As for myself, I'm okay with celebrating suffage. Those folks accomplished a lot, and there's no reason to overlook their achievements. We're allowed to be inspired by them. At the same time, it's possible to hold two truths at once: they were inspirational, and also, a lot of them were racist (or at least tolerated racism). The Once and Future Witches isn't really designed to make room for both those truths. No inspirational feminist in the story ever tolerates racism. It might sound like a good thing on the surface, but it's also a layer of nuance that just gets stripped completely from the narrative. Readers are never once asked to challenge who they admire.
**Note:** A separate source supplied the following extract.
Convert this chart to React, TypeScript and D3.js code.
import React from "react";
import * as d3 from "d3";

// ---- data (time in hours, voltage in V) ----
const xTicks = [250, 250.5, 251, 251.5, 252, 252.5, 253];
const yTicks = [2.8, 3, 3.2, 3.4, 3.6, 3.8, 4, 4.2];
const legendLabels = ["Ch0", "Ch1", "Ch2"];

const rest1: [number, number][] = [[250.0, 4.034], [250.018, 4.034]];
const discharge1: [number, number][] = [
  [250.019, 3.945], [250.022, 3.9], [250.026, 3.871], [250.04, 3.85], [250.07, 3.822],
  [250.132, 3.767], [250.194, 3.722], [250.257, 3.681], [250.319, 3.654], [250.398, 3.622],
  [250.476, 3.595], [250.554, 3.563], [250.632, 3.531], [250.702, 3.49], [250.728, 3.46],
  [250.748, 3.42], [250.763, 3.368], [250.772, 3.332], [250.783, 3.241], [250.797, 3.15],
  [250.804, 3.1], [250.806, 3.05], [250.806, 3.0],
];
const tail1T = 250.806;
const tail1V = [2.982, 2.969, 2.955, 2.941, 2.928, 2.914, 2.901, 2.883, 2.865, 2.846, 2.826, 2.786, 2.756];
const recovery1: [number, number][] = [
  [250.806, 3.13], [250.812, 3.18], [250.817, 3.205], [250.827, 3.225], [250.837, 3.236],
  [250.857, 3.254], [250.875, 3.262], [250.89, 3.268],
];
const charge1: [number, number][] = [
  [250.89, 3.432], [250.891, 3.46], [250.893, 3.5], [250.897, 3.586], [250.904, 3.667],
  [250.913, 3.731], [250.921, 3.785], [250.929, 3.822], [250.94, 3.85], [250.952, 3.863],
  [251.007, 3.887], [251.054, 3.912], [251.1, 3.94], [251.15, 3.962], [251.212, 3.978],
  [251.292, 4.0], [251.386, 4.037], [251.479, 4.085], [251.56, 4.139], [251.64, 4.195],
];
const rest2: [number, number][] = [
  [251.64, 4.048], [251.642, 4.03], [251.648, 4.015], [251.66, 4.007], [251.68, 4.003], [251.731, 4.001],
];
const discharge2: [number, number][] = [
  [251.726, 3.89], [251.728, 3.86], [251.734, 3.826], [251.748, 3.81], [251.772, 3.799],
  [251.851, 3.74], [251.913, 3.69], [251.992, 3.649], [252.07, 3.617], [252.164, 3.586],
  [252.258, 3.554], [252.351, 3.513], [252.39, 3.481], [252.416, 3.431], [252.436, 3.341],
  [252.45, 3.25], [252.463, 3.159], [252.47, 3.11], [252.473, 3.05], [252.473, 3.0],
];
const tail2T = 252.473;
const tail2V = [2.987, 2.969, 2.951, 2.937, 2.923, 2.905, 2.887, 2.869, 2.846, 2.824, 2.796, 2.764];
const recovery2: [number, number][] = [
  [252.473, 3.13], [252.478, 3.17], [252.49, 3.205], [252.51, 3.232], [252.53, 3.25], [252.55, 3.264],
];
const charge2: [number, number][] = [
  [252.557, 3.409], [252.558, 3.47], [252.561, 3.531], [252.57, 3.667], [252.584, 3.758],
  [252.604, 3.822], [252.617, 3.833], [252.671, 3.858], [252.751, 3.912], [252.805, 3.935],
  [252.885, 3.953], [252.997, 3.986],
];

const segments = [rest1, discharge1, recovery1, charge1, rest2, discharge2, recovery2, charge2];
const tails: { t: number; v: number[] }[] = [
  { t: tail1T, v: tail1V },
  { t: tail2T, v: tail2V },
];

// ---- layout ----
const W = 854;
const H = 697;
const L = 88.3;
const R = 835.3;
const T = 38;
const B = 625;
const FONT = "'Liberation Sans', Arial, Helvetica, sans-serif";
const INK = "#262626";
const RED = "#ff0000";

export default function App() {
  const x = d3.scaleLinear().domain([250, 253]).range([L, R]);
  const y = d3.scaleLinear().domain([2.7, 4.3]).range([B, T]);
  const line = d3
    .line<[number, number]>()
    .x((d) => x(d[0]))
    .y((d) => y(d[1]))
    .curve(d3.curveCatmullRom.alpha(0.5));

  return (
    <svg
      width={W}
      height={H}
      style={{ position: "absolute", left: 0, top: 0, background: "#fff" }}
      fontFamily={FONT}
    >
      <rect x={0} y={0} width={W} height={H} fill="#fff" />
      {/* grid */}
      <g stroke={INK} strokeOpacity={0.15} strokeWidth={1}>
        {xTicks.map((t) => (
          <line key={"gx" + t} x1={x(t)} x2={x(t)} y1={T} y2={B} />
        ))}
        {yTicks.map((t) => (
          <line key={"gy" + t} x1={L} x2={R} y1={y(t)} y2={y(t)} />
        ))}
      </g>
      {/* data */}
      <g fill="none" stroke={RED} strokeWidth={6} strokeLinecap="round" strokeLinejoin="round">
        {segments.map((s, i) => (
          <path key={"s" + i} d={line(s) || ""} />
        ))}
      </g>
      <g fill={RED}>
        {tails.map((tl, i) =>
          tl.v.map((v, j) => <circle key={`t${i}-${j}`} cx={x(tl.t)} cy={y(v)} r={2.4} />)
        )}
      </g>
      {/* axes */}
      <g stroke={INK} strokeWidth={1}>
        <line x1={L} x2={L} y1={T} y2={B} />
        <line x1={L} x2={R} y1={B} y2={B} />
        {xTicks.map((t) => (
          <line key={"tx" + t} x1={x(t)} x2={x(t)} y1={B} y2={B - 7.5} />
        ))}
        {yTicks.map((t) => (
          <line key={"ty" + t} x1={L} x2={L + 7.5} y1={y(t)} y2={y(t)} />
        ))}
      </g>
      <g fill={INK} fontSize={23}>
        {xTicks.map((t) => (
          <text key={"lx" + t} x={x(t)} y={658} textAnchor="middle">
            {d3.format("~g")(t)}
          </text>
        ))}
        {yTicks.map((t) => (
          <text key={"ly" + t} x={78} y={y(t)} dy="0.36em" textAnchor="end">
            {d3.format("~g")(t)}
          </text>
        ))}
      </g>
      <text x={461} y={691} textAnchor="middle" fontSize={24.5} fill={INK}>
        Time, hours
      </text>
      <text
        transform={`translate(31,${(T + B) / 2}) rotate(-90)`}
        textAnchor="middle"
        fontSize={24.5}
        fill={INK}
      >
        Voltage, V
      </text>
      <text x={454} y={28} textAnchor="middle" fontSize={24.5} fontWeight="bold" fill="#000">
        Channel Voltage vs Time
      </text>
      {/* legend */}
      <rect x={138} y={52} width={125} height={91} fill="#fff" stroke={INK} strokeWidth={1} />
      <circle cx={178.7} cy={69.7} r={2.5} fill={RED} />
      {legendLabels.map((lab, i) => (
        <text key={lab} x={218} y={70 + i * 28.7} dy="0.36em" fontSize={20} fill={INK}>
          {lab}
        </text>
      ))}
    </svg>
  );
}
They are never asked to sit with any sort of major ideological tension. Solidarity isn't always simple, easy, and obvious. If it were, everyone would be doing it all the time. Instead of featuring characters who make the hard but correct choice, The Once and Future Witches simply acts as though such a decision was never difficult to begin with. It's a minor gripe, but that missing bit of nuance is what makes this book merely good when it really should have been great.